I have a thing for fritters. It developed in 2019. My love of them came as a surprise, and arose because:

  1. Ottolenghi has numerous recipes for fritters, and I love Ottolenghi.
  2. I evaluated Hello Fresh for 2 months or so, and they include lots of delicious fritters. (You might have caught my evaluation of Hello Fresh on Twitter.)
  3. I have perfected my egg-replacement for fritters. Use 1 Tblspn chickpea flour, 1 Tblspn cream and 0.25 tspn or less of eno per egg. Add extra chickpea flour if the mixture is too wet. The flour is for binding, the cream for texture and the eno for lightness.

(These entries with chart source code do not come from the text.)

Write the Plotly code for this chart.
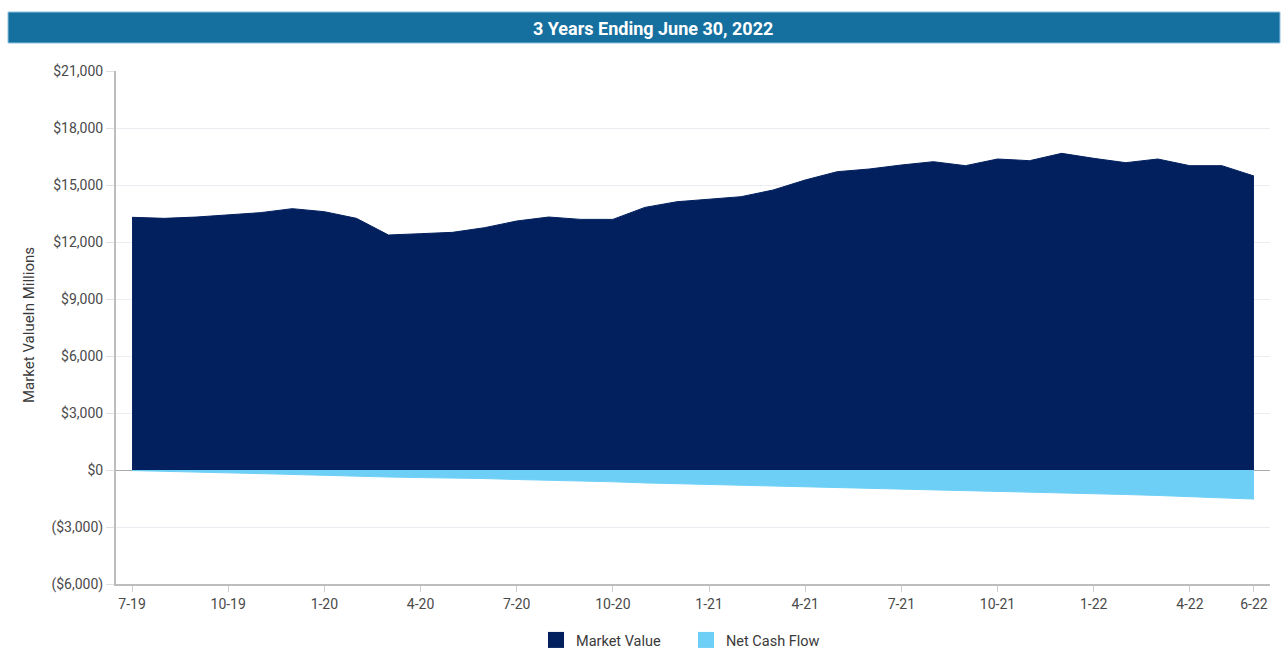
import plotly.graph_objects as go

months = ["7-19", "8-19", "9-19", "10-19", "11-19", "12-19",
          "1-20", "2-20", "3-20", "4-20", "5-20", "6-20",
          "7-20", "8-20", "9-20", "10-20", "11-20", "12-20",
          "1-21", "2-21", "3-21", "4-21", "5-21", "6-21",
          "7-21", "8-21", "9-21", "10-21", "11-21", "12-21",
          "1-22", "2-22", "3-22", "4-22", "5-22", "6-22"]

market_value = [13300, 13245, 13313, 13436, 13543, 13754,
                13596, 13245, 12368, 12438, 12508, 12754,
                13105, 13315, 13190, 13190, 13822, 14120,
                14262, 14385, 14736, 15263, 15701, 15842,
                16052, 16227, 16017, 16368, 16280, 16666,
                16403, 16175, 16368, 16017, 16017, 15473]

net_cash_flow = [-30, -80, -120, -150, -190, -240,
                 -280, -320, -370, -400, -420, -450,
                 -500, -530, -570, -620, -680, -720,
                 -760, -790, -830, -860, -900, -950,
                 -1000, -1040, -1070, -1110, -1160, -1200,
                 -1250, -1290, -1340, -1400, -1450, -1530]

tick_months = ["7-19", "10-19", "1-20", "4-20", "7-20", "10-20", "1-21",
               "4-21", "7-21", "10-21", "1-22", "4-22", "6-22"]

y_ticks = [-6000, -3000, 0, 3000, 6000, 9000, 12000, 15000, 18000, 21000]
y_labels = ["($6,000)", "($3,000)", "$0", "$3,000", "$6,000", "$9,000",
            "$12,000", "$15,000", "$18,000", "$21,000"]

NAVY = "#02205e"
CYAN = "#6dcff6"

fig = go.Figure()
fig.add_trace(go.Scatter(x=months, y=market_value, mode="lines", fill="tozeroy",
                         line=dict(color=NAVY, width=1), fillcolor=NAVY,
                         showlegend=False, hoverinfo="x+y"))
fig.add_trace(go.Scatter(x=months, y=net_cash_flow, mode="lines", fill="tozeroy",
                         line=dict(color=CYAN, width=1), fillcolor=CYAN,
                         showlegend=False, hoverinfo="x+y"))
# legend entries as squares
fig.add_trace(go.Scatter(x=[None], y=[None], mode="markers", name="Market Value",
                         marker=dict(symbol="square", size=17, color=NAVY)))
fig.add_trace(go.Scatter(x=[None], y=[None], mode="markers", name="Net Cash Flow",
                         marker=dict(symbol="square", size=17, color=CYAN)))

L, R, T, B = 116, 1270, 71, 584
W, H = 1287, 650
pw, ph = R - L, B - T

def px_x(px):
    return (px - L) / pw

def px_y(py):
    return (B - py) / ph

fig.update_layout(
    width=W, height=H,
    margin=dict(l=L, r=W - R, t=T, b=H - B, autoexpand=False),
    paper_bgcolor="white", plot_bgcolor="white",
    font=dict(family="Roboto, Arial, sans-serif", size=14, color="#4a4a4a"),
    xaxis=dict(type="category", categoryorder="array", categoryarray=months,
               range=[-0.5, len(months) - 0.5],
               tickmode="array", tickvals=tick_months, ticktext=tick_months,
               showgrid=False, showline=True, linecolor="#bdbdbd", linewidth=2,
               ticks="outside", ticklen=6, tickcolor="#d0d0d0",
               tickfont=dict(size=14, color="#4a4a4a"), zeroline=False),
    yaxis=dict(range=[-6000, 21000], tickmode="array", tickvals=y_ticks, ticktext=y_labels,
               showgrid=True, gridcolor="#ececf2", gridwidth=1,
               showline=True, linecolor="#bdbdbd", linewidth=2,
               ticks="outside", ticklen=8, tickcolor="#e0e0e0",
               tickfont=dict(size=14, color="#4a4a4a"),
               zeroline=True, zerolinecolor="#a8a8a8", zerolinewidth=1),
    legend=dict(orientation="h", x=px_x(686), xanchor="center", y=px_y(640), yanchor="middle",
                font=dict(size=14.5, color="#3a3a3a"), itemwidth=30,
                entrywidth=105, entrywidthmode="pixels"),
    shapes=[dict(type="rect", xref="paper", yref="paper",
                 x0=px_x(8), x1=px_x(1280), y0=px_y(43), y1=px_y(12),
                 fillcolor="#15709f", line=dict(color="#8cc3e0", width=1), layer="above")],
    annotations=[
        dict(text="<b>3 Years Ending June 30, 2022</b>", xref="paper", yref="paper",
             x=px_x(653), y=px_y(28), xanchor="center", yanchor="middle", showarrow=False,
             font=dict(family="Roboto, Arial, sans-serif", size=18, color="white")),
        dict(text="Market ValueIn Millions", xref="paper", yref="paper",
             x=px_x(29), y=px_y(325), xanchor="center", yanchor="middle", showarrow=False,
             textangle=-90, font=dict(size=15, color="#3a3a3a")),
    ],
)

fig.write_html("out.html")
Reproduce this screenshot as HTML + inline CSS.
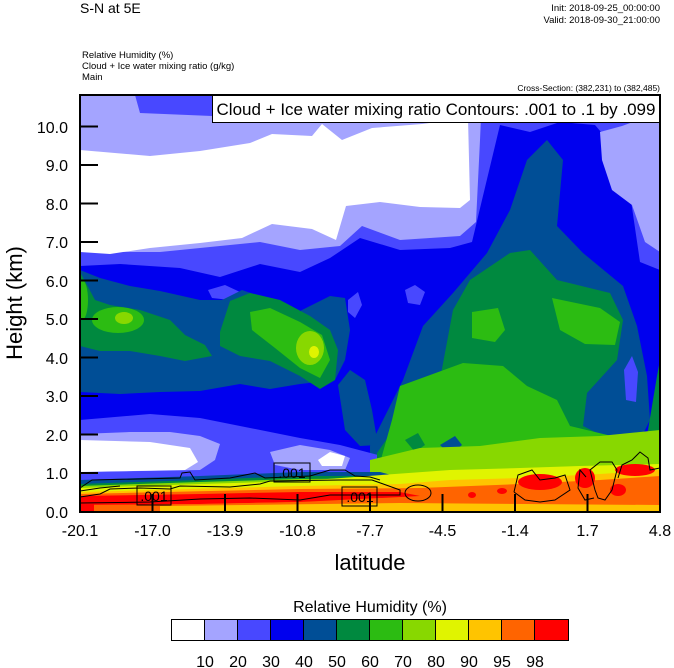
<!DOCTYPE html>
<html><head><meta charset="utf-8"><style>
html,body{margin:0;padding:0;background:#fff;}
svg{display:block;font-family:"Liberation Sans",sans-serif;}
</style></head><body>
<svg width="674" height="668" viewBox="0 0 674 668" xmlns="http://www.w3.org/2000/svg">
<defs><clipPath id="pc"><rect x="80" y="95" width="580" height="417"/></clipPath></defs>
<text x="80" y="13" font-size="14">S-N at 5E</text>
<text x="660" y="11" font-size="9.5" text-anchor="end">Init: 2018-09-25_00:00:00</text>
<text x="660" y="23" font-size="9.5" text-anchor="end">Valid: 2018-09-30_21:00:00</text>
<text x="82" y="58" font-size="9.5">Relative Humidity   (%)</text>
<text x="82" y="69" font-size="9.5">Cloud + Ice water mixing ratio   (g/kg)</text>
<text x="82" y="80" font-size="9.5">Main</text>
<text x="660" y="91" font-size="8.5" text-anchor="end">Cross-Section: (382,231) to (382,485)</text>
<g clip-path="url(#pc)">
<rect x="80" y="95" width="580" height="417" fill="#0000ee"/>
<polygon fill="#4848ff" points="80,95 660,95 660,270 640,262 625,160 595,125 560,122 530,132 500,125 482,200 472,242 450,248 400,250 360,238 330,258 300,272 260,264 220,277 180,268 120,264 80,266"/>
<polygon fill="#a4a4ff" points="80,95 135,95 140,113 212,116 215,95 482,95 480,140 476,222 460,236 400,240 362,226 340,246 300,250 260,242 210,247 160,252 120,252 80,252"/>
<polygon fill="#a4a4ff" points="600,132 622,126 660,112 660,252 645,242 632,205 612,190 602,160"/>
<polygon fill="#ffffff" points="80,150 150,156 200,151 250,143 272,134 312,136 322,124 342,140 372,128 422,124 468,118 470,200 460,208 420,207 380,202 346,206 336,240 312,229 272,224 242,238 200,243 150,248 110,254 80,252"/>
<polygon fill="#4848ff" points="208,290 225,285 240,292 230,300 212,298"/>
<polygon fill="#4848ff" points="348,300 358,292 362,305 355,318 348,312"/>
<!-- navy left -->
<polygon fill="#004e96" points="80,270 100,278 130,286 160,291 200,300 222,300 242,290 270,300 300,311 330,296 345,298 350,330 345,360 335,380 300,384 270,389 240,384 200,391 160,392 120,394 80,392"/>
<polygon fill="#004e96" points="338,385 350,370 365,380 372,410 378,445 360,446 345,430"/>
<!-- navy right -->
<polygon fill="#004e96" points="370,446 403,380 423,326 453,293 487,253 510,210 527,160 547,140 563,160 557,226 583,253 623,286 637,326 647,376 650,420 640,440 600,446 550,450 470,455 400,462 370,470"/>
<polygon fill="#4848ff" points="624,370 632,356 638,372 636,402 626,400"/>
<polygon fill="#4848ff" points="405,290 415,285 425,292 420,305 408,303"/>
<!-- light blue bands low left -->
<polygon fill="#4848ff" points="80,420 150,414 200,418 250,428 300,438 340,445 378,455 380,480 80,480"/>
<polygon fill="#a4a4ff" points="80,434 130,432 170,432 200,436 220,444 215,460 200,470 80,472"/>
<polygon fill="#a4a4ff" points="270,452 300,445 330,450 350,458 345,470 300,470 275,465"/>
<polygon fill="#ffffff" points="80,440 150,442 190,448 198,462 185,470 80,472"/>
<polygon fill="#ffffff" points="318,460 330,452 345,456 342,466 322,466"/>
<!-- green left -->
<polygon fill="#00893f" points="80,272 95,300 110,305 140,310 170,320 185,335 205,345 212,356 185,361 160,356 130,351 100,351 80,346"/>
<polygon fill="#00893f" points="220,332 230,301 250,293 280,300 310,316 330,330 338,350 335,380 320,389 300,376 270,361 240,356 220,346"/>
<ellipse cx="118" cy="320" rx="26" ry="13" fill="#2cbc12"/>
<ellipse cx="82" cy="300" rx="6" ry="20" fill="#2cbc12"/>
<polygon fill="#2cbc12" points="250,312 270,308 300,322 322,335 330,360 320,378 300,368 275,348 252,330"/>
<ellipse cx="124" cy="318" rx="9" ry="6" fill="#88d800"/>
<ellipse cx="310" cy="348" rx="14" ry="17" fill="#88d800"/>
<ellipse cx="314" cy="352" rx="5" ry="6" fill="#e0f400"/>
<!-- green right -->
<polygon fill="#00893f" points="377,453 400,420 430,433 453,310 470,280 510,253 530,250 557,280 610,293 623,320 617,360 587,393 583,426 603,436 647,436 657,376 660,360 660,512 377,512"/>
<polygon fill="#2cbc12" points="378,470 392,420 400,386 463,363 503,366 527,386 557,400 570,426 653,446 660,440 660,512 378,512"/>
<polygon fill="#2cbc12" points="472,312 498,308 505,330 495,342 472,338"/>
<polygon fill="#2cbc12" points="552,298 600,308 620,322 615,345 585,344 560,330"/>
<polygon fill="#00893f" points="405,440 418,433 425,445 415,452"/>
<polygon fill="#004e96" points="440,445 455,436 462,445 450,455"/>
<!-- bottom -->
<polygon fill="#88d800" points="370,460 420,448 480,446 540,438 600,436 660,430 660,512 370,512"/>
<polygon fill="#004e96" points="80,480 200,476 300,472 380,472 410,480 380,486 80,490"/>
<polygon fill="#00893f" points="80,484 200,480 300,476 400,476 420,484 80,492"/>
<polygon fill="#88d800" points="80,486 200,482 300,479 420,478 440,484 80,494"/>
<polygon fill="#e0f400" points="80,488 200,484 300,481 450,470 520,468 580,466 660,464 660,512 80,512"/>
<polygon fill="#ffc400" points="80,492 300,486 400,484 450,480 520,478 600,474 660,470 660,512 80,512"/>
<polygon fill="#ff6400" points="80,494 300,489 420,488 520,484 600,480 660,476 660,512 80,512"/>
<polygon fill="#ff0000" points="80,496 200,494 300,492 400,492 420,496 300,502 200,504 80,505"/>
<polygon fill="#ff6400" points="80,505 200,504 400,500 660,500 660,512 80,512"/>
<polygon fill="#ffc400" points="160,506 400,503 660,505 660,512 160,512"/>
<rect x="80" y="504" width="14" height="8" fill="#ff0000"/>
<ellipse cx="540" cy="482" rx="22" ry="8" fill="#ff0000"/>
<ellipse cx="585" cy="478" rx="10" ry="10" fill="#ff0000"/>
<ellipse cx="635" cy="470" rx="20" ry="6" fill="#ff0000"/>
<ellipse cx="618" cy="490" rx="8" ry="6" fill="#ff0000"/>
<ellipse cx="472" cy="495" rx="4" ry="3" fill="#ff0000"/>
<ellipse cx="502" cy="491" rx="5" ry="3" fill="#ff0000"/>
<g fill="none" stroke="#000" stroke-width="1">
<polyline points="80,488 92,480 180,478 182,473 190,472 195,480 230,478 245,475 255,473 265,478 310,476 330,470 345,470 355,476 370,477 380,480"/>
<polyline points="80,497 100,494 110,489 140,488 170,489 180,486 230,487 260,484 270,481 340,480 372,480 400,490 400,495 330,495 300,500 250,498 200,499 150,502 80,503"/>
<polyline points="80,491 100,488 120,486"/>
<ellipse cx="418" cy="493" rx="13" ry="8"/>
<polyline points="514,492 518,475 532,470 540,480 555,478 565,475 570,490 555,500 540,502 525,500 514,492"/>
<polyline points="595,490 590,470 600,462 612,462 617,470 612,490 605,500 598,498 595,490"/>
<polyline points="618,478 622,465 632,460 640,452 648,458 650,470 660,468"/>
<polyline points="586,477 580,470 578,488 585,500 594,498"/>
</g>
</g>
<g font-size="14">
<rect x="137" y="486" width="34" height="19" fill="none" stroke="#000" stroke-width="1"/>
<text x="154" y="501" text-anchor="middle">.001</text>
<rect x="274" y="463" width="36" height="19" fill="none" stroke="#000" stroke-width="1"/>
<text x="292" y="478" text-anchor="middle">.001</text>
<rect x="342" y="487" width="35" height="19" fill="none" stroke="#000" stroke-width="1"/>
<text x="360" y="502" text-anchor="middle">.001</text>
</g>
<rect x="212.5" y="95.5" width="447" height="27" fill="#fff" stroke="#000" stroke-width="1"/>
<text x="436" y="115" font-size="17" text-anchor="middle">Cloud + Ice water mixing ratio Contours: .001 to .1 by .099</text>
<rect x="80" y="95" width="580" height="417" fill="none" stroke="#000" stroke-width="2"/>
<g stroke="#000" stroke-width="2">
<line x1="80" y1="126.5" x2="98" y2="126.5"/><line x1="80" y1="165" x2="98" y2="165"/>
<line x1="80" y1="203.5" x2="98" y2="203.5"/><line x1="80" y1="242" x2="98" y2="242"/>
<line x1="80" y1="280.5" x2="98" y2="280.5"/><line x1="80" y1="319" x2="98" y2="319"/>
<line x1="80" y1="357.5" x2="98" y2="357.5"/><line x1="80" y1="396" x2="98" y2="396"/>
<line x1="80" y1="434.5" x2="98" y2="434.5"/><line x1="80" y1="473" x2="98" y2="473"/>
<line x1="152.5" y1="512" x2="152.5" y2="494"/><line x1="225" y1="512" x2="225" y2="494"/>
<line x1="297.5" y1="512" x2="297.5" y2="494"/><line x1="370" y1="512" x2="370" y2="494"/>
<line x1="442.5" y1="512" x2="442.5" y2="494"/><line x1="515" y1="512" x2="515" y2="494"/>
<line x1="587.5" y1="512" x2="587.5" y2="494"/>
</g>
<g font-size="16" text-anchor="end">
<text x="68" y="133">10.0</text><text x="68" y="171">9.0</text><text x="68" y="210">8.0</text>
<text x="68" y="248">7.0</text><text x="68" y="287">6.0</text><text x="68" y="325">5.0</text>
<text x="68" y="364">4.0</text><text x="68" y="402">3.0</text><text x="68" y="441">2.0</text>
<text x="68" y="479">1.0</text><text x="68" y="518">0.0</text>
</g>
<g font-size="16" text-anchor="middle">
<text x="80" y="536">-20.1</text><text x="152.5" y="536">-17.0</text><text x="225" y="536">-13.9</text>
<text x="297.5" y="536">-10.8</text><text x="370" y="536">-7.7</text><text x="442.5" y="536">-4.5</text>
<text x="515" y="536">-1.4</text><text x="587.5" y="536">1.7</text><text x="660" y="536">4.8</text>
</g>
<text x="370" y="570" font-size="22" text-anchor="middle">latitude</text>
<text transform="translate(22,303) rotate(-90)" font-size="22" text-anchor="middle">Height (km)</text>
<text x="370" y="612" font-size="16" text-anchor="middle">Relative Humidity  (%)</text>
<g stroke="#000" stroke-width="1">
<rect x="171.5" y="619.5" width="33" height="21" fill="#ffffff"/>
<rect x="204.5" y="619.5" width="33" height="21" fill="#a4a4ff"/>
<rect x="237.5" y="619.5" width="33" height="21" fill="#4848ff"/>
<rect x="270.5" y="619.5" width="33" height="21" fill="#0000ee"/>
<rect x="303.5" y="619.5" width="33" height="21" fill="#004e96"/>
<rect x="336.5" y="619.5" width="33" height="21" fill="#00893f"/>
<rect x="369.5" y="619.5" width="33" height="21" fill="#2cbc12"/>
<rect x="402.5" y="619.5" width="33" height="21" fill="#88d800"/>
<rect x="435.5" y="619.5" width="33" height="21" fill="#e0f400"/>
<rect x="468.5" y="619.5" width="33" height="21" fill="#ffc400"/>
<rect x="501.5" y="619.5" width="33" height="21" fill="#ff6400"/>
<rect x="534.5" y="619.5" width="34" height="21" fill="#ff0000"/>
</g>
<g font-size="16" text-anchor="middle">
<text x="205" y="667">10</text><text x="238" y="667">20</text><text x="271" y="667">30</text>
<text x="304" y="667">40</text><text x="337" y="667">50</text><text x="370" y="667">60</text>
<text x="403" y="667">70</text><text x="436" y="667">80</text><text x="469" y="667">90</text>
<text x="502" y="667">95</text><text x="535" y="667">98</text>
</g>
</svg>
</body></html>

My Sister in Law made these halloumi fritters for a family meal and we made them again for part of the vegetarian component of our Xmas dinner in 2019. Both times they were an absolute hit with vegetarians and non-vegetarians. You will love them and they are so easy to make yet packed with texture and flavour.

The recipe is in Nopi, the cookbook from one of Ottolenghi’s restaurants – the one he had with Scully who has moved on to open his own restaurant. Note that I often massage Ottolenghi’s recipes to suit what is available from our garden and pantry. For the original recipes, check his books and his Guardian column.

These are often on Nopi’s breakfast menu, but were also served later in the day as a snack. As popularity grew they made it to the lunch and supper menus as well. You can make smaller ones as a nibble or canapé. I have had them wrapped in Chinese Moo Shu Pancakes with cucumber and spring onion, topped with a hoisin based sauce. DIVINE.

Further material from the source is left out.